Did you think I'm doing it to improve my own fertility? Not likely.
During The Little Madam's afternoon nap today, I did my exercises (despite soreness from yesterday's) and still had a little time left over.
It's about time I read something that wasn't about parenting, so I pulled The New Golden Bough from my bookshelf and settled down on the couch for some mythology-anthropology.
Did you know that only around a hundred years ago, European villagers were getting their young and nubile to get jiggy amongst the crops, in order to ensure a good harvest? And I used to think that the penis-worshippers in The Wicker Man were a bit over-the-top...
4 comments:
You put me to shame with the exercise. I really need to try and incorporate something like that into my routine too.

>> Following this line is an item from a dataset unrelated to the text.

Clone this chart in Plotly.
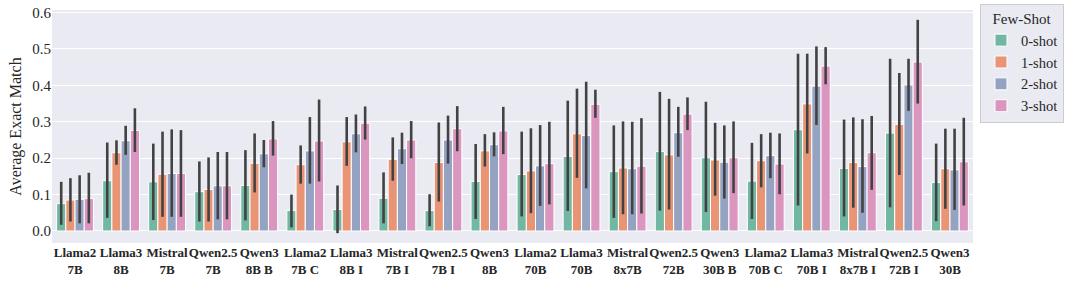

mtnw: save the shame for when I win a body-building contest (yeah right). It's only been 3 days; plenty of time for me to lose motivation...
You think they've stopped? (the ritual jiggy, I mean)
It's just an extension of that august (lower case 'a') Church of England festival known as Rogation Day, explained to me by an Anglican vicar as 'Dear God, let it rain a bit, and be sunshiny a bit, and please God let our crops grow.' Some would say the jiggy would be more effective :)
Any excuse...in fact that's something that ought to be on the list of 150 things to do before we die
cathi: well, I wouldn't be surprised if the young and nubile are still getting jiggy amongst the crops, but perhaps they aren't doing it for the harvest...
If it has anything to do with Rogation Day, then maybe it should be renamed Rogering Day.